→ **Exercise requirements**: Line by line, repeat the data below exactly, beginning at the first line and ending at the line with "-8.27, -8.3, -8.3]". Omit pictures.

----

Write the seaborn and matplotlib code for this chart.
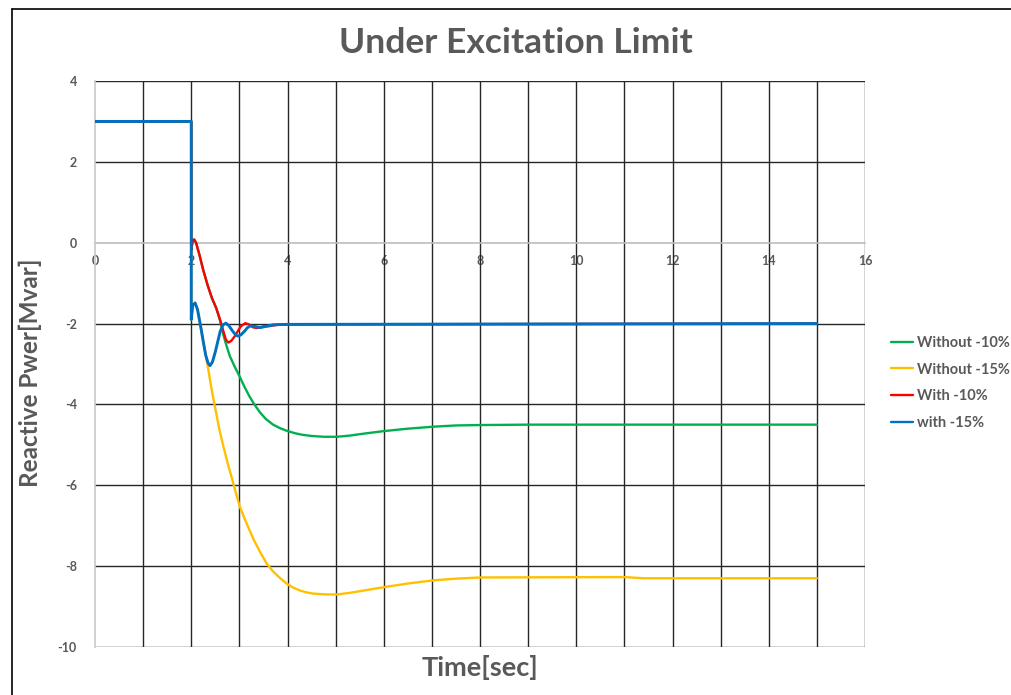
import numpy as np
import pandas as pd
import matplotlib
matplotlib.use("Agg")
import matplotlib.pyplot as plt
from matplotlib.lines import Line2D
from matplotlib.colors import to_rgba
import seaborn as sns

# ---- data ----
series_names = ["Without -10%", "Without -15%", "With -10%", "with -15%"]
colors = ["#00B050", "#FFC000", "#FF0000", "#0070C0"]

t_without10 = [0, 2.0, 2.0, 2.03, 2.06, 2.1, 2.17, 2.25, 2.34, 2.43, 2.52, 2.6, 2.66, 2.72, 2.8, 2.9, 3.01,
               3.1, 3.2, 3.3, 3.43, 3.55, 3.7, 3.85, 3.98, 4.15, 4.3, 4.5, 4.75, 5.03, 5.3, 5.6, 6.0,
               6.5, 7.04, 7.5, 8.0, 9.0, 15.0]
q_without10 = [3, 3, -0.18, 0.05, 0.08, 0.0, -0.3, -0.68, -1.05, -1.37, -1.62, -1.93, -2.25, -2.5, -2.8, -3.06, -3.32,
               -3.55, -3.78, -3.98, -4.2, -4.36, -4.5, -4.59, -4.65, -4.71, -4.75, -4.78, -4.8, -4.8, -4.77, -4.72, -4.66,
               -4.6, -4.55, -4.52, -4.51, -4.5, -4.5]

t_without15 = [0, 2.0, 2.0, 2.03, 2.08, 2.13, 2.2, 2.25, 2.3, 2.35, 2.39, 2.45, 2.5, 2.58, 2.67, 2.76, 2.85,
               2.93, 3.01, 3.1, 3.2, 3.3, 3.43, 3.57, 3.7, 3.85, 3.98, 4.1, 4.25, 4.4, 4.54, 4.8, 5.03,
               5.3, 5.6, 6.0, 6.5, 7.04, 7.5, 8.0, 11.0, 11.4, 15.0]
q_without15 = [3, 3, -1.9, -1.55, -1.49, -1.65, -2.1, -2.45, -2.78, -3.1, -3.4, -3.8, -4.1, -4.6, -5.05, -5.47, -5.85,
               -6.2, -6.53, -6.8, -7.08, -7.35, -7.65, -7.94, -8.13, -8.3, -8.43, -8.52, -8.6, -8.65, -8.68, -8.7, -8.7,
               -8.66, -8.6, -8.52, -8.43, -8.35, -8.31, -8.28, -8.27, -8.3, -8.3]

t_with10 = [0, 2.0, 2.0, 2.03, 2.06, 2.1, 2.17, 2.25, 2.34, 2.43, 2.52, 2.6, 2.67, 2.72, 2.77, 2.83, 2.9,
            2.95, 3.03, 3.12, 3.2, 3.28, 3.36, 3.5, 3.64, 3.8, 4.0, 15.0]
q_with10 = [3, 3, -0.18, 0.05, 0.08, 0.0, -0.3, -0.68, -1.05, -1.37, -1.62, -1.91, -2.2, -2.4, -2.47, -2.43, -2.32,
            -2.22, -2.07, -1.99, -2.02, -2.09, -2.11, -2.07, -2.06, -2.03, -2.02, -2.0]

t_with15 = [0, 2.0, 2.0, 2.03, 2.08, 2.13, 2.2, 2.25, 2.3, 2.35, 2.39, 2.44, 2.5, 2.55, 2.6, 2.66, 2.72,
            2.78, 2.85, 2.92, 2.97, 3.03, 3.1, 3.16, 3.22, 3.32, 3.43, 3.55, 3.7, 4.0, 15.0]
q_with15 = [3, 3, -1.9, -1.55, -1.49, -1.65, -2.1, -2.45, -2.78, -2.98, -3.04, -2.95, -2.7, -2.45, -2.2, -2.03, -1.99,
            -2.05, -2.17, -2.28, -2.31, -2.28, -2.2, -2.11, -2.06, -2.07, -2.1, -2.07, -2.03, -2.02, -2.0]

x_ticks = [0, 2, 4, 6, 8, 10, 12, 14, 16]
y_ticks = [-10, -8, -6, -4, -2, 0, 2, 4]

title = "Under Excitation Limit"
x_label = "Time[sec]"
y_label = "Reactive Pwer[Mvar]"

# ---- build long table ----
frames = []
for name, t, q in zip(series_names,
                      [t_without10, t_without15, t_with10, t_with15],
                      [q_without10, q_without15, q_with10, q_with15]):
    frames.append(pd.DataFrame({"t": t, "q": q, "series": name}))
df = pd.concat(frames, ignore_index=True)

sns.set_theme(style="white")
plt.rcParams["font.family"] = ["Lato", "DejaVu Sans"]

fig = plt.figure(figsize=(10.12, 6.95), dpi=100)
ax = fig.add_axes([95 / 1012, 1 - 647 / 695, (865 - 95) / 1012, (647 - 81) / 695])

grey = "#595959"
gridc = "#262626"

ax.set_xlim(0, 16)
ax.set_ylim(-10, 4)
for xv in range(1, 17):
    ax.axvline(xv, color=gridc, lw=1.0, zorder=1)
for yv in y_ticks:
    if yv != 0:
        ax.axhline(yv, color=gridc, lw=1.0, zorder=1)

sns.lineplot(data=df, x="t", y="q", hue="series", hue_order=series_names,
             palette=colors, sort=False, estimator=None, lw=1.7, ax=ax, zorder=3)

# make the top (blue) trace slightly wider so it fully hides the shared pre-fault segment
blue_rgba = to_rgba(colors[3])
for ln in ax.get_lines():
    if np.allclose(to_rgba(ln.get_color()), blue_rgba) and len(ln.get_xdata()) > 2:
        ln.set_linewidth(2.1)

for s in ["top", "right"]:
    ax.spines[s].set_visible(False)
ax.spines["left"].set_color("#c8c8c8")
ax.spines["left"].set_linewidth(1.2)
ax.spines["bottom"].set_position(("data", 0))
ax.spines["bottom"].set_color("#bdbdbd")
ax.spines["bottom"].set_linewidth(1.2)
ax.spines["bottom"].set_zorder(2)

ax.set_xticks(x_ticks)
ax.set_xticklabels([str(v) for v in x_ticks])
ax.set_yticks(y_ticks)
ax.set_yticklabels([str(v) for v in y_ticks])
ax.tick_params(axis="both", length=0, labelsize=9, labelcolor=grey)
ax.tick_params(axis="x", pad=9)
ax.tick_params(axis="y", pad=13)
for lab in ax.get_xticklabels() + ax.get_yticklabels():
    lab.set_fontweight("bold")

ax.set_xlabel("")
ax.set_ylabel(y_label, fontsize=17.5, fontweight="bold", color=grey)
ax.yaxis.set_label_coords((42 - 95) / 770, 0.485)
fig.text(480 / 1012, 1 - 667 / 695, x_label, fontsize=19.5, fontweight="bold",
         color=grey, ha="center", va="center")
fig.text(516 / 1012, 1 - 43 / 695, title, fontsize=25.5, fontweight="bold",
         color=grey, ha="center", va="center")

handles, labels = ax.get_legend_handles_labels()
ax.legend(handles, labels, loc="center left",
          bbox_to_anchor=(891 / 1012, 1 - 383 / 695), bbox_transform=fig.transFigure,
          frameon=False, fontsize=10.5, handlelength=1.5, handletextpad=0.3,
          labelspacing=0.88, borderaxespad=0, borderpad=0)
for txt in ax.get_legend().get_texts():
    txt.set_color(grey)
    txt.set_fontweight("bold")

fig.add_artist(Line2D([12 / 1012, 1.0], [1 - 9 / 695, 1 - 9 / 695],
                      transform=fig.transFigure, color="black", lw=1.2))
fig.add_artist(Line2D([12 / 1012, 12 / 1012], [0, 1 - 9 / 695],
                      transform=fig.transFigure, color="black", lw=1.2))

fig.savefig("out.png", dpi=100, facecolor="white")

----

→ **Output for this exercise**:
Write the seaborn and matplotlib code for this chart.
import numpy as np
import pandas as pd
import matplotlib
matplotlib.use("Agg")
import matplotlib.pyplot as plt
from matplotlib.lines import Line2D
from matplotlib.colors import to_rgba
import seaborn as sns

# ---- data ----
series_names = ["Without -10%", "Without -15%", "With -10%", "with -15%"]
colors = ["#00B050", "#FFC000", "#FF0000", "#0070C0"]

t_without10 = [0, 2.0, 2.0, 2.03, 2.06, 2.1, 2.17, 2.25, 2.34, 2.43, 2.52, 2.6, 2.66, 2.72, 2.8, 2.9, 3.01,
               3.1, 3.2, 3.3, 3.43, 3.55, 3.7, 3.85, 3.98, 4.15, 4.3, 4.5, 4.75, 5.03, 5.3, 5.6, 6.0,
               6.5, 7.04, 7.5, 8.0, 9.0, 15.0]
q_without10 = [3, 3, -0.18, 0.05, 0.08, 0.0, -0.3, -0.68, -1.05, -1.37, -1.62, -1.93, -2.25, -2.5, -2.8, -3.06, -3.32,
               -3.55, -3.78, -3.98, -4.2, -4.36, -4.5, -4.59, -4.65, -4.71, -4.75, -4.78, -4.8, -4.8, -4.77, -4.72, -4.66,
               -4.6, -4.55, -4.52, -4.51, -4.5, -4.5]

t_without15 = [0, 2.0, 2.0, 2.03, 2.08, 2.13, 2.2, 2.25, 2.3, 2.35, 2.39, 2.45, 2.5, 2.58, 2.67, 2.76, 2.85,
               2.93, 3.01, 3.1, 3.2, 3.3, 3.43, 3.57, 3.7, 3.85, 3.98, 4.1, 4.25, 4.4, 4.54, 4.8, 5.03,
               5.3, 5.6, 6.0, 6.5, 7.04, 7.5, 8.0, 11.0, 11.4, 15.0]
q_without15 = [3, 3, -1.9, -1.55, -1.49, -1.65, -2.1, -2.45, -2.78, -3.1, -3.4, -3.8, -4.1, -4.6, -5.05, -5.47, -5.85,
               -6.2, -6.53, -6.8, -7.08, -7.35, -7.65, -7.94, -8.13, -8.3, -8.43, -8.52, -8.6, -8.65, -8.68, -8.7, -8.7,
               -8.66, -8.6, -8.52, -8.43, -8.35, -8.31, -8.28, -8.27, -8.3, -8.3]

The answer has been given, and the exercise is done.